Fairlight is a well-remembered Spectrum classic. It might be frustrating to play in places, but it definitely contributed to the whole idea of gaming worlds and object manipulation within them. There are some clever ideas in here (like attracting guards towards you to give them the ‘run-around’, in order to steal their key from them without having to kill them; or pushing stools under low tables to push objects from under them), and there’s no doubt this was a ground-breaking game for the time. The sequel, Fairlight II, was even more ground-breaking.

Note: an enhanced 128K version of Fairlight was later released by The Edge, which had a tune continuously playing. These grabs are from the original 48K version.

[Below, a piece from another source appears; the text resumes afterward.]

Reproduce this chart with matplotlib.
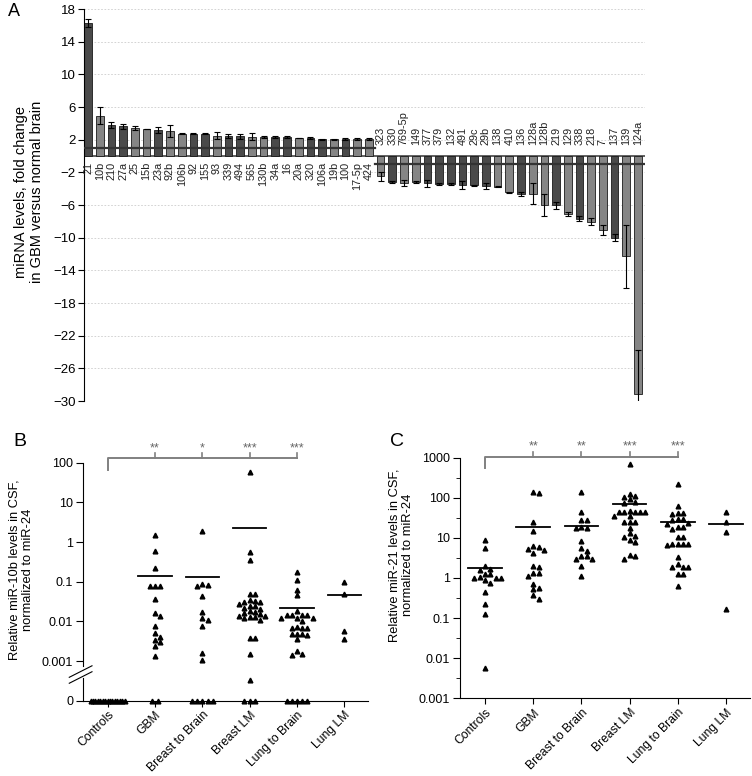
import numpy as np
import matplotlib
matplotlib.use('Agg')
import matplotlib.pyplot as plt
from matplotlib.ticker import FixedLocator, NullFormatter

plt.rcParams['font.family'] = ['Liberation Sans', 'DejaVu Sans']

## Panel A : fold change GBM vs normal brain
mir_up = ['21', '10b', '210', '27a', '25', '15b', '23a', '92b', '106b', '92', '155', '93',
          '339', '494', '565', '130b', '34a', '16', '20a', '320', '106a', '19b', '100',
          '17-5p', '424']
fc_up = [16.3, 4.95, 3.8, 3.65, 3.4, 3.3, 3.15, 3.05, 2.75, 2.75, 2.75, 2.5,
         2.45, 2.4, 2.35, 2.35, 2.3, 2.3, 2.2, 2.2, 2.05, 2.05, 2.05, 2.05, 2.05]
err_up = [0.5, 1.05, 0.4, 0.3, 0.25, 0.05, 0.35, 0.75, 0.05, 0.05, 0.05, 0.45,
          0.25, 0.3, 0.45, 0.15, 0.1, 0.15, 0.05, 0.1, 0.05, 0.05, 0.1, 0.1, 0.1]
shade_up = 'dlddlldlldd' + 'lddlldd' + 'ldd' + 'ldll'

mir_down = ['323', '330', '769-5p', '149', '377', '379', '132', '491', '29c', '29b', '138',
            '410', '136', '128a', '128b', '219', '129', '338', '218', '7', '137', '139', '124a']
fc_down = [-2.5, -3.2, -3.3, -3.2, -3.35, -3.45, -3.45, -3.55, -3.6, -3.65, -3.75,
           -4.45, -4.65, -4.6, -6.0, -6.05, -7.1, -7.7, -8.05, -9.1, -10.0, -12.3, -29.2]
err_down_lo = [0.5, 0.1, 0.4, 0.15, 0.4, 0.15, 0.15, 0.5, 0.05, 0.4, 0.05,
               0.1, 0.3, 1.3, 1.4, 0.45, 0.2, 0.3, 0.4, 0.6, 0.4, 3.9, 1.1]
err_down_hi = [0.5, 0.1, 0.4, 0.15, 0.4, 0.15, 0.15, 0.5, 0.05, 0.4, 0.05,
               0.1, 0.3, 1.3, 1.4, 0.45, 0.2, 0.3, 0.4, 0.6, 0.4, 3.9, 5.4]
shade_down = 'ldlldddddd' + 'lldlldldlldll'

## Panels B and C : CSF levels
groups = ['Controls', 'GBM', 'Breast to Brain', 'Breast LM', 'Lung to Brain', 'Lung LM']

ctrl_10b = [0] * 15
gbm_10b = [1.52, 0.61, 0.22, 0.08, 0.076, 0.078, 0.037, 0.016, 0.0135, 0.0076, 0.0050,
           0.0041, 0.0034, 0.0030, 0.0024, 0.00134, 0, 0]
b2b_10b = [1.85, 0.086, 0.084, 0.077, 0.043, 0.017, 0.0123, 0.0107, 0.0076, 0.00155,
           0.00107, 0, 0, 0, 0, 0]
blm_10b = [59, 0.55, 0.35, 0.05, 0.048, 0.035, 0.033, 0.031, 0.030, 0.028, 0.025, 0.024,
           0.022, 0.020, 0.018, 0.017, 0.016, 0.015, 0.014, 0.0138, 0.013, 0.0128, 0.012,
           0.011, 0.0038, 0.0037, 0.0015, 0.00033, 0, 0, 0]
ltb_10b = [0.176, 0.108, 0.063, 0.045, 0.018, 0.0145, 0.0143, 0.0146, 0.0142, 0.0124,
           0.0122, 0.0123, 0.0102, 0.0070, 0.0069, 0.0068, 0.0071, 0.0047, 0.0046, 0.0048,
           0.0047, 0.0036, 0.0018, 0.00148, 0.00146, 0, 0, 0, 0, 0]
llm_10b = [0.097, 0.050, 0.0056, 0.0036]
means_10b = [np.nan, 0.137, 0.129, 2.3, 0.022, 0.045]
stars_10b = ['**', '*', '***', '***']

ctrl_21 = [8.9, 5.7, 2.03, 1.65, 1.62, 1.27, 1.24, 1.03, 1.01, 1.0, 0.98, 0.89, 0.74,
           0.46, 0.23, 0.127, 0.0056]
gbm_21 = [142, 135, 25, 15, 6.3, 5.9, 5.3, 5.1, 4.3, 1.95, 1.85, 1.37, 1.33, 1.12, 0.71,
          0.56, 0.54, 0.37, 0.30]
b2b_21 = [137, 43, 28.5, 27.5, 18.5, 18, 17.5, 8.3, 5.7, 4.6, 3.6, 3.5, 3.05, 2.95, 2.0, 1.14]
blm_21 = [684, 122, 108, 106, 92, 77, 75, 46, 45.5, 45, 44.5, 44, 43.5, 35.5, 34.5, 25.5,
          25, 24.5, 18, 13, 11.2, 10.8, 9.1, 8.0, 3.65, 3.55, 3.0]
ltb_21 = [218, 63, 41.5, 41, 40.5, 29.5, 29, 28.5, 23.2, 22.8, 19.2, 18.8, 16.6, 10.8,
          10.6, 7.0, 6.95, 6.9, 6.85, 6.8, 3.4, 2.2, 1.9, 1.87, 1.84, 1.27, 1.25, 0.63]
llm_21 = [44, 25, 14.3, 0.166]
means_21 = [1.75, 18.6, 20, 69, 24.5, 22]
stars_21 = ['**', '**', '***', '***']

DARK, LIGHT = '#4a4a4a', '#858585'
W, H = 752, 776
fig = plt.figure(figsize=(W / 100, H / 100), dpi=100)

def box(l, t, r, b):
    return [l / W, 1 - b / H, (r - l) / W, (b - t) / H]

def swarm(ypos, px_x, px_y, step, zero_y=None, zero_width=0.72):
    # greedy beeswarm offsets, zeros go in a flat row
    ypos = np.asarray(ypos, float)
    offs = np.zeros(len(ypos))
    placed = []
    if zero_y is not None:
        iz = np.where(ypos == zero_y)[0]
        n = len(iz)
        if n:
            st = step if n < 2 else min(step, zero_width / (n - 1))
            offs[iz] = (np.arange(n) - (n - 1) / 2) * st
        rest = np.where(ypos != zero_y)[0]
    else:
        rest = np.arange(len(ypos))
    for i in rest[np.argsort(-ypos[rest])]:
        for k in [0, 1, -1, 2, -2, 3, -3, 4, -4, 5, -5, 6, -6]:
            dx = k * step
            if all(((dx - ox) * px_x / 5.0) ** 2 + ((ypos[i] - oy) * px_y / 4.6) ** 2 >= 1
                   for ox, oy in placed):
                break
        offs[i] = dx
        placed.append((dx, ypos[i]))
    return offs

## ---- Panel A
axA = fig.add_axes(box(84, 9, 645, 401))
n_up, n_dn = len(fc_up), len(fc_down)
xu = np.arange(n_up)
xd = np.arange(n_dn) + n_up
cols_up = [DARK if c == 'd' else LIGHT for c in shade_up]
cols_dn = [DARK if c == 'd' else LIGHT for c in shade_down]
axA.bar(xu, fc_up, width=0.66, color=cols_up, edgecolor='#1a1a1a', lw=0.6, zorder=2)
axA.bar(xd, fc_down, width=0.66, color=cols_dn, edgecolor='#1a1a1a', lw=0.6, zorder=2)
axA.errorbar(xu, fc_up, yerr=err_up, fmt='none', ecolor='k', elinewidth=0.8, capsize=2.5, capthick=0.8, zorder=3)
axA.errorbar(xd, fc_down, yerr=[err_down_lo, err_down_hi], fmt='none', ecolor='k',
             elinewidth=0.8, capsize=2.5, capthick=0.8, zorder=3)
axA.axhline(0, color='#555555', lw=1.3, zorder=1.5)
axA.plot([-0.35, n_up - 0.5], [1, 1], color='#333333', lw=1.6, zorder=4)
axA.plot([n_up - 0.5, n_up + n_dn - 0.5], [-1, -1], color='#333333', lw=1.6, zorder=4)
for x, name in zip(xu, mir_up):
    axA.text(x, -0.7, name, rotation=90, ha='center', va='top', fontsize=7.8, color='#222222')
for x, name in zip(xd, mir_down):
    axA.text(x, 1.4, name, rotation=90, ha='center', va='bottom', fontsize=7.8, color='#222222')
axA.set_xlim(-0.35, n_up + n_dn - 0.4)
axA.set_ylim(-30, 18)
axA.set_yticks(np.arange(-30, 19, 4))
axA.grid(axis='y', ls=(0, (2, 2)), color='#cccccc', lw=0.6, zorder=0)
axA.set_xticks([])
for s in ['top', 'right', 'bottom']:
    axA.spines[s].set_visible(False)
axA.tick_params(axis='y', direction='out', length=4, labelsize=9.5, pad=2)
fig.text(29 / W, 1 - 192 / H, 'miRNA levels, fold change\nin GBM versus normal brain',
         rotation=90, ha='center', va='center', fontsize=10.5, linespacing=1.15)
fig.text(8 / W, 1 - 12 / H, 'A', fontsize=13, va='center')

## ---- common for B and C
def scatter_panel(ax, data, means, stars, px_x, px_y, ytr, zero_y=None, br_y=None):
    for g, vals in enumerate(data):
        y = np.array([ytr(v) for v in vals])
        off = swarm(y, px_x, px_y, 0.11, zero_y=zero_y)
        ax.plot(g + off, y, ls='none', marker='^', ms=3.4, color='k', clip_on=False, zorder=3)
        if not np.isnan(means[g]):
            ax.plot([g - 0.35, g + 0.35], [ytr(means[g])] * 2, color='k', lw=1.3, zorder=4)
    # significance bracket
    y0, y1, y2, y3 = br_y
    gc = '#808080'
    ax.plot([0, 0, 4], [y1, y0, y0], color=gc, lw=1.4, clip_on=False)
    for g, st in zip(range(1, 5), stars):
        ax.plot([g, g], [y0, y2], color=gc, lw=1.2, clip_on=False)
        ax.text(g, y3, st, ha='center', va='center', color='#666666', fontsize=9, clip_on=False)
    ax.set_xlim(-0.52, 5.5)
    ax.set_xticks(range(len(groups)))
    ax.set_xticklabels(groups, rotation=45, ha='right', rotation_mode='anchor', fontsize=8.7)
    ax.tick_params(axis='x', direction='out', length=4, pad=2)
    ax.tick_params(axis='y', direction='out', length=5, labelsize=9, pad=2)
    for s in ['top', 'right']:
        ax.spines[s].set_visible(False)

## ---- Panel B (broken axis, zeros below)
axB = fig.add_axes(box(83, 462.7, 368, 700.7))
ZERO = -4.0
def tr_b(v):
    return np.log10(v) if v > 0 else ZERO
data_b = [ctrl_10b, gbm_10b, b2b_10b, blm_10b, ltb_10b, llm_10b]
scatter_panel(axB, data_b, means_10b, stars_10b, 47.6, 39.8, tr_b, zero_y=ZERO,
              br_y=(2.118, 1.817, 2.24, 2.37))
axB.set_ylim(ZERO, 2)
axB.set_yticks([-4, -3, -2, -1, 0, 1, 2])
axB.set_yticklabels(['0', '0.001', '0.01', '0.1', '1', '10', '100'])
axB.spines['left'].set_bounds(-3.12, 2)
axB.plot([-0.52, -0.52], [ZERO, -3.42], color='k', lw=0.8, clip_on=False)
for yb in [-3.56, -3.41]:
    axB.plot([-0.81, -0.33], [yb, yb + 0.29], color='k', lw=0.8, clip_on=False)
fig.text(21 / W, 1 - 570 / H, 'Relative miR-10b levels in CSF,\nnormalized to miR-24',
         rotation=90, ha='center', va='center', fontsize=9.3, linespacing=1.2)
fig.text(13 / W, 1 - 442 / H, 'B', fontsize=14, va='center')

## ---- Panel C (log scale)
axC = fig.add_axes(box(460, 457.7, 750, 698.3))
data_c = [ctrl_21, gbm_21, b2b_21, blm_21, ltb_21, llm_21]
scatter_panel(axC, data_c, means_21, stars_21, 47.8, 40.1, np.log10,
              br_y=(3.01, 2.74, 3.13, 3.27))
axC.set_ylim(-3, 3)
axC.set_yticks(range(-3, 4))
axC.set_yticklabels(['0.001', '0.01', '0.1', '1', '10', '100', '1000'])
axC.yaxis.set_minor_locator(FixedLocator(np.arange(-2.5, 3, 1)))
axC.yaxis.set_minor_formatter(NullFormatter())
axC.tick_params(axis='y', which='minor', direction='out', length=3)
fig.text(401 / W, 1 - 555 / H, 'Relative miR-21 levels in CSF,\nnormalized to miR-24',
         rotation=90, ha='center', va='center', fontsize=9.3, linespacing=1.2)
fig.text(390 / W, 1 - 442 / H, 'C', fontsize=14, va='center')

fig.savefig('out.png', dpi=100)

More: Fairlight on Wikipedia

Quo Vadis, Commodore 64

Written by Steven T. Chapman and published by The Edge in 1984, Quo Vadis is a scrolling platform game with a large and varied cavern to explore.

At the time of release Quo Vadis was heavily hyped as one of the biggest games ever made (“1024 screens!” boasted the adverts). While it is big, visually it is also a bit repetitive, so isn’t a particularly great game. It’s alright to explore for an hour, but doesn’t have much substance.


Bobby Bearing, ZX Spectrum

Bobby Bearing is an interesting isometric action game on the ZX Spectrum, published by The Edge in 1986.

You play as Bobby – a ball bearing – and must roll around the large, colourful maze, looking for and rescuing his four lost brothers and one cousin. Finding a lost relative is one thing, but pushing them all the way back to the starting ‘cave’ is another thing entirely. But that’s what you’ve got to do.

You’re up against a timer; a tortuous environment (falling off the edge loses you time); crushers which will squash you (losing you time), and evil dark bearings who will do everything they can to hinder you. Run out of time and it’s game over.

Bobby Bearing was a surprise hit at the time and still plays rather well today. It was converted to a number of other formats too.